With Atikokan facing a water shortage crisis for three weeks now, some are wondering if the low levels of Rainy Lake and Rainy River will have a similar effect here.
But Bruce Spottiswood, superintendent of works (facilities), didn’t think so.
“I don’t see anything like that happening in our future,” he said last week. “We’re handling everything just fine right now at the [water treatment] plant.”
Spottiswood also said Fort Frances residents should not be worried about a water ban. “We’re not having a problem with people as long as they stick to the odd and even day watering schedule,” he noted.
Still, there’s no doubt the lake and river levels are very low.
“Currently, Rainy Lake is about 2.2 feet below the International Joint Commission lower curve,” said Rick Walden, engineering advisor to the Rainy Lake Board of Control. “However, they could become dangerously low without more rainfall.
“Inflows are the lowest we’ve seen since they started recording it in 1912,” he added.
In fact, the IJC announced Monday it is planning to issue a supplementary order to reduce the flow out of Rainy Lake to below minimum levels (from the current average of 103.4 cubic metres per second to 63.7 cubic metres per second), which could affect communities that get their water supply from Rainy River.
The stream flow at Manitou Rapids, for instance, already is three times lower than average.
But in looking to reduce the minimal outflow, Walden stressed it would never be to the point of jeopardizing Emo’s town water supply.
“The IJC, through the board of control, is in constant contact with the operator of the plant in Emo,” MNR biologist John Vandenbroeck noted yesterday, adding all the communities downstream have been consulted.
“We’ve asked them to step it down slowly,” he added, explaining that would give the habitat time to adjust (the dissolved oxygen levels of the river also will be monitored to ensure the fish have an adequate supply).
“The river here is all right but it won’t be good if we don’t get any rain soon,” agreed Keith Paterson, an engineer at the Emo water treatment plant.

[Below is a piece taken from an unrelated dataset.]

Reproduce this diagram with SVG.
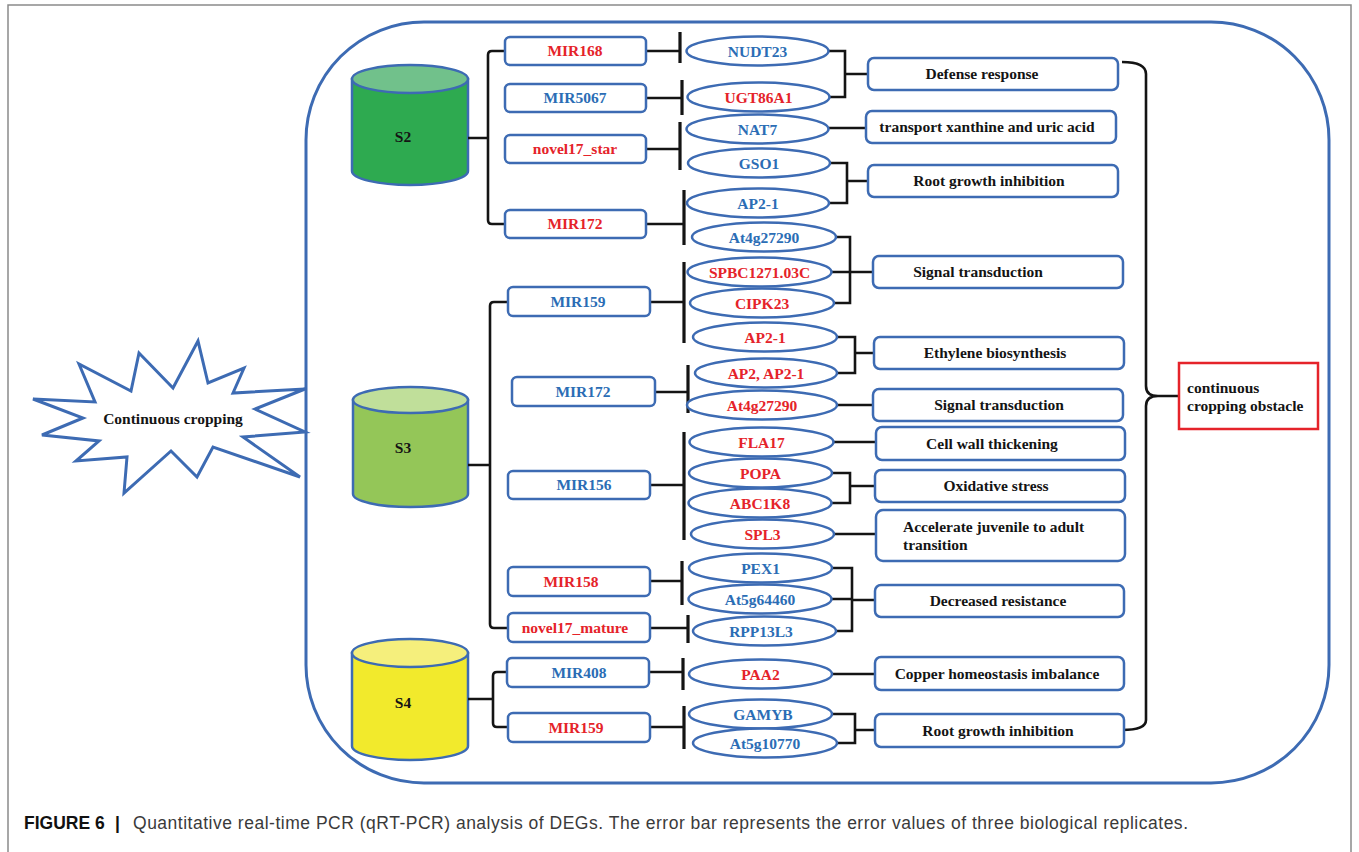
<svg xmlns="http://www.w3.org/2000/svg" width="1359" height="852" viewBox="0 0 1359 852">
  <style>
    .frame { fill: none; stroke: #8a8a8a; stroke-width: 1.5; }
    .outline { fill: none; stroke: #3d6bb3; stroke-width: 3; }
    .box { fill: #ffffff; stroke: #3d6bb3; stroke-width: 2.5; }
    .ell { fill: #ffffff; stroke: #3d6bb3; stroke-width: 2.5; }
    .cyl { stroke: #3d6bb3; stroke-width: 2.5; }
    .wire { fill: none; stroke: #141414; stroke-width: 2.6; }
    .bar { fill: none; stroke: #141414; stroke-width: 3.2; }
    .t { font-family: "Liberation Serif", "Times New Roman", serif; font-weight: bold; font-size: 15.5px; text-anchor: middle; }
    .tl { font-family: "Liberation Serif", "Times New Roman", serif; font-weight: bold; font-size: 15.5px; }
    .red { fill: #e5232a; }
    .blue { fill: #2b6db5; }
    .blk { fill: #141414; }
    .cap { font-family: "Liberation Sans", Arial, sans-serif; font-size: 17.5px; }
  </style>

  <!-- page frame -->
  <path class="frame" d="M8,852 V5 H1351 V852"/>

  <!-- rounded enclosure -->
  <rect class="outline" x="306" y="22" width="1023" height="761" rx="118" ry="118"/>

  <!-- starburst -->
  <g id="continuous-cropping">
    <polygon points="33,399 95,402 79,364 131,391 139,353 173,388 198,341 208,383 244,368 233,393 305,389 255,409 305,432 243,437 300,477 213,447 197,477 171,451 124,493 127,457 76,461 99,441 42,435 83,418" fill="#ffffff" stroke="#3d6bb3" stroke-width="3" stroke-linejoin="miter"/>
    <text class="t blk" x="173" y="424">Continuous cropping</text>
  </g>

  <!-- sample cylinders -->
  <g id="S2">
    <path class="cyl" fill="#2eaa50" d="M352,79 V171 A58,14 0 0 0 468,171 V79 Z"/>
    <ellipse class="cyl" fill="#71c18b" cx="410" cy="79" rx="58" ry="14"/>
    <text class="t blk" x="403" y="142">S2</text>
  </g>
  <g id="S3">
    <path class="cyl" fill="#94c658" d="M353,400 V494 A57.5,13 0 0 0 468,494 V400 Z"/>
    <ellipse class="cyl" fill="#c0df9a" cx="410.5" cy="400" rx="57.5" ry="13"/>
    <text class="t blk" x="403" y="453">S3</text>
  </g>
  <g id="S4">
    <path class="cyl" fill="#f2ea2c" d="M352,653 V746 A58,14 0 0 0 468,746 V653 Z"/>
    <ellipse class="cyl" fill="#f5ef7c" cx="410" cy="653" rx="58" ry="14"/>
    <text class="t blk" x="403" y="708">S4</text>
  </g>

  <!-- connectors -->
  <g id="connectors">
    <!-- sample brackets -->
    <path class="wire" d="M468,138 H488 M505,51 H492 Q488,51 488,55 V220 Q488,224 492,224 H505"/>
    <path class="wire" d="M468,465 H490 M508,302 H494 Q490,302 490,306 V624 Q490,628 494,628 H508"/>
    <path class="wire" d="M468,699 H493 M507,672 H497 Q493,672 493,676 V723 Q493,727 497,727 H508"/>

    <!-- miRNA inhibition bars -->
    <path class="wire" d="M646,51 H680 M646,98 H682 M646,149 H680 M646,224 H684 M650,302 H684 M655,392 H688 M650,485 H684 M650,581 H682 M650,628 H688 M649,672 H683 M650,727 H684"/>
    <path class="bar" d="M680,32 V63 M682,80 V115 M680,122 V170 M684,190 V245 M684,262 V343 M688,365 V413 M684,432 V540 M682,561 V605 M688,615 V643 M683,658 V690 M684,706 V749"/>

    <!-- targets to functions -->
    <path class="wire" d="M829,51 H845 V97 H830 M845,74 H868"/>
    <path class="wire" d="M829,128 H866"/>
    <path class="wire" d="M830,163 H847 V203 H829 M847,181 H868"/>
    <path class="wire" d="M835,237 H850 V303 H833 M831,272 H873"/>
    <path class="wire" d="M836,337 H855 V373 H837 M855,353 H874"/>
    <path class="wire" d="M833,405 H873"/>
    <path class="wire" d="M833,442 H876"/>
    <path class="wire" d="M832,473 H850 V503 H831 M850,486 H875"/>
    <path class="wire" d="M834,534 H876"/>
    <path class="wire" d="M832,568 H852 V631 H836 M831,599 H852 M852,600 H875"/>
    <path class="wire" d="M832,674 H875"/>
    <path class="wire" d="M832,714 H855 V743 H836 M855,730 H875"/>

    <!-- outcome brace -->
    <path class="wire" d="M1122,62 Q1146,62 1146,74 V386 Q1146,396 1158,396 H1179 M1158,396 Q1146,396 1146,406 V720 Q1146,730 1122,730"/>
  </g>

  <!-- miRNA nodes -->
  <g id="mir168-s2"><rect class="box" x="505" y="37" width="141" height="28" rx="5"/><text class="t red" x="575" y="56">MIR168</text></g>
  <g id="mir5067-s2"><rect class="box" x="505" y="84" width="141" height="28" rx="5"/><text class="t blue" x="575" y="103">MIR5067</text></g>
  <g id="novel17-star-s2"><rect class="box" x="505" y="135" width="141" height="28" rx="5"/><text class="t red" x="575" y="154">novel17_star</text></g>
  <g id="mir172-s2"><rect class="box" x="505" y="210" width="141" height="28" rx="5"/><text class="t red" x="575" y="229">MIR172</text></g>
  <g id="mir159-s3"><rect class="box" x="508" y="287" width="142" height="29" rx="5"/><text class="t blue" x="578" y="307">MIR159</text></g>
  <g id="mir172-s3"><rect class="box" x="512" y="377" width="143" height="29" rx="5"/><text class="t blue" x="583" y="397">MIR172</text></g>
  <g id="mir156-s3"><rect class="box" x="508" y="471" width="142" height="28" rx="5"/><text class="t blue" x="584" y="490">MIR156</text></g>
  <g id="mir158-s3"><rect class="box" x="508" y="567" width="142" height="29" rx="5"/><text class="t red" x="571" y="587">MIR158</text></g>
  <g id="novel17-mature-s3"><rect class="box" x="508" y="613" width="142" height="29" rx="5"/><text class="t red" x="575" y="633">novel17_mature</text></g>
  <g id="mir408-s4"><rect class="box" x="507" y="658" width="142" height="29" rx="5"/><text class="t blue" x="579" y="678">MIR408</text></g>
  <g id="mir159-s4"><rect class="box" x="508" y="713" width="142" height="29" rx="5"/><text class="t red" x="576" y="733">MIR159</text></g>

  <!-- target gene nodes -->
  <g id="nudt23"><ellipse class="ell" cx="757.5" cy="51" rx="71" ry="14.5"/><text class="t blue" x="757.5" y="56.5">NUDT23</text></g>
  <g id="ugt86a1"><ellipse class="ell" cx="758.5" cy="97" rx="71" ry="14.5"/><text class="t red" x="758.5" y="102.5">UGT86A1</text></g>
  <g id="nat7"><ellipse class="ell" cx="757.5" cy="129" rx="71" ry="14.5"/><text class="t blue" x="757.5" y="134.5">NAT7</text></g>
  <g id="gso1"><ellipse class="ell" cx="759" cy="163" rx="71" ry="14.5"/><text class="t blue" x="759" y="168.5">GSO1</text></g>
  <g id="ap2-1-s2"><ellipse class="ell" cx="758" cy="203" rx="71" ry="14.5"/><text class="t blue" x="758" y="208.5">AP2-1</text></g>
  <g id="at4g27290-s2"><ellipse class="ell" cx="764" cy="237" rx="72" ry="14.5"/><text class="t blue" x="764" y="242.5">At4g27290</text></g>
  <g id="spbc1271"><ellipse class="ell" cx="759.5" cy="272" rx="72" ry="14.5"/><text class="t red" x="759.5" y="277.5">SPBC1271.03C</text></g>
  <g id="cipk23"><ellipse class="ell" cx="762" cy="303" rx="72" ry="14.5"/><text class="t red" x="762" y="308.5">CIPK23</text></g>
  <g id="ap2-1-s3"><ellipse class="ell" cx="765" cy="337" rx="72" ry="14.5"/><text class="t red" x="765" y="342.5">AP2-1</text></g>
  <g id="ap2-ap2-1"><ellipse class="ell" cx="766" cy="373" rx="71" ry="14.5"/><text class="t red" x="766" y="378.5">AP2, AP2-1</text></g>
  <g id="at4g27290-s3"><ellipse class="ell" cx="762" cy="405" rx="75" ry="14.5"/><text class="t red" x="762" y="410.5">At4g27290</text></g>
  <g id="fla17"><ellipse class="ell" cx="761.5" cy="442" rx="72" ry="14.5"/><text class="t red" x="761.5" y="447.5">FLA17</text></g>
  <g id="popa"><ellipse class="ell" cx="760.5" cy="473" rx="71.5" ry="14.5"/><text class="t red" x="760.5" y="478.5">POPA</text></g>
  <g id="abc1k8"><ellipse class="ell" cx="760" cy="503" rx="71.5" ry="14.5"/><text class="t red" x="760" y="508.5">ABC1K8</text></g>
  <g id="spl3"><ellipse class="ell" cx="762.5" cy="534" rx="71.5" ry="14.5"/><text class="t red" x="762.5" y="539.5">SPL3</text></g>
  <g id="pex1"><ellipse class="ell" cx="760.5" cy="568" rx="71.5" ry="14.5"/><text class="t blue" x="760.5" y="573.5">PEX1</text></g>
  <g id="at5g64460"><ellipse class="ell" cx="760" cy="599" rx="71.5" ry="14.5"/><text class="t blue" x="760" y="604.5">At5g64460</text></g>
  <g id="rpp13l3"><ellipse class="ell" cx="764.5" cy="631" rx="71.5" ry="14.5"/><text class="t blue" x="761" y="636.5">RPP13L3</text></g>
  <g id="paa2"><ellipse class="ell" cx="760.5" cy="674" rx="71.5" ry="14.5"/><text class="t red" x="760.5" y="679.5">PAA2</text></g>
  <g id="gamyb"><ellipse class="ell" cx="760.5" cy="714" rx="71.5" ry="14.5"/><text class="t blue" x="763" y="719.5">GAMYB</text></g>
  <g id="at5g10770"><ellipse class="ell" cx="765" cy="743" rx="72" ry="14.5"/><text class="t blue" x="765" y="748.5">At5g10770</text></g>

  <!-- function nodes -->
  <g id="fn-defense"><rect class="box" x="868" y="58" width="250" height="32" rx="6"/><text class="t blk" x="982" y="79">Defense response</text></g>
  <g id="fn-transport"><rect class="box" x="866" y="111" width="250" height="32" rx="6"/><text class="t blk" x="987" y="132">transport xanthine and uric acid</text></g>
  <g id="fn-root-1"><rect class="box" x="868" y="165" width="250" height="32" rx="6"/><text class="t blk" x="989" y="186">Root growth inhibition</text></g>
  <g id="fn-signal-1"><rect class="box" x="873" y="256" width="250" height="32" rx="6"/><text class="t blk" x="978" y="277">Signal transduction</text></g>
  <g id="fn-ethylene"><rect class="box" x="874" y="337" width="250" height="32" rx="6"/><text class="t blk" x="995" y="358">Ethylene biosynthesis</text></g>
  <g id="fn-signal-2"><rect class="box" x="873" y="389" width="250" height="32" rx="6"/><text class="t blk" x="999" y="410">Signal transduction</text></g>
  <g id="fn-cellwall"><rect class="box" x="876" y="427" width="249" height="33" rx="6"/><text class="t blk" x="992" y="449">Cell wall thickening</text></g>
  <g id="fn-oxidative"><rect class="box" x="875" y="470" width="250" height="32" rx="6"/><text class="t blk" x="996" y="491">Oxidative stress</text></g>
  <g id="fn-juvenile"><rect class="box" x="876" y="510" width="249" height="51" rx="7"/><text class="tl blk" x="903" y="532">Accelerate juvenile to adult</text><text class="tl blk" x="903" y="550">transition</text></g>
  <g id="fn-resistance"><rect class="box" x="875" y="585" width="249" height="32" rx="6"/><text class="t blk" x="998" y="606">Decreased resistance</text></g>
  <g id="fn-copper"><rect class="box" x="875" y="657" width="249" height="33" rx="6"/><text class="t blk" x="997" y="679">Copper homeostasis imbalance</text></g>
  <g id="fn-root-2"><rect class="box" x="875" y="714" width="249" height="33" rx="6"/><text class="t blk" x="998" y="736">Root growth inhibition</text></g>

  <!-- outcome -->
  <g id="obstacle">
    <rect x="1179" y="363" width="139" height="66" fill="#ffffff" stroke="#e5232a" stroke-width="2.5"/>
    <text class="tl blk" x="1187" y="393">continuous</text>
    <text class="tl blk" x="1187" y="411">cropping obstacle</text>
  </g>

  <!-- caption -->
  <g id="caption">
    <text class="cap" x="24" y="829" font-weight="bold" fill="#111111">FIGURE 6</text>
    <text class="cap" x="115" y="829" font-weight="bold" fill="#111111">|</text>
    <text class="cap" x="133" y="829" fill="#3a3a3a" textLength="1055" lengthAdjust="spacing">Quantitative real-time PCR (qRT-PCR) analysis of DEGs. The error bar represents the error values of three biological replicates.</text>
  </g>
</svg>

“We’re running at 12 inches above our intake right now,” he added. “It was proposed that we lower it but we can’t have it lower than it is right now without people lowering their use of water.”
At the request of council, Emo residents have been rationing their water after being urged to use their better judgment in cutting back on water use, including watering lawns and gardens.
In Rainy River, though, things are looking better. Mayor Gord Armstrong said their plant’s intake was about 20 feet below the surface so a further drop in tthe river wouldn’t threaten the water supply.
But he added it would affect dock access on the river.
And despite relatively little rainfall, Barwick’s well-based water supply has not been in jeopardy up to now, either.
“We haven’t heard of any wells running dry,” said Cheryl Hagen, spokesperson at the municipal office. “They seem to be doing okay. The water table is low but we don’t foresee any problems here.”
At the same time, fears of a water shortage are not unfounded because rainfall is something difficult to predict. In the meantime, area residents may want to watch how they use their water.
And if the snowfall this winter is not adequate, the low water levels could really impact local communities down the road.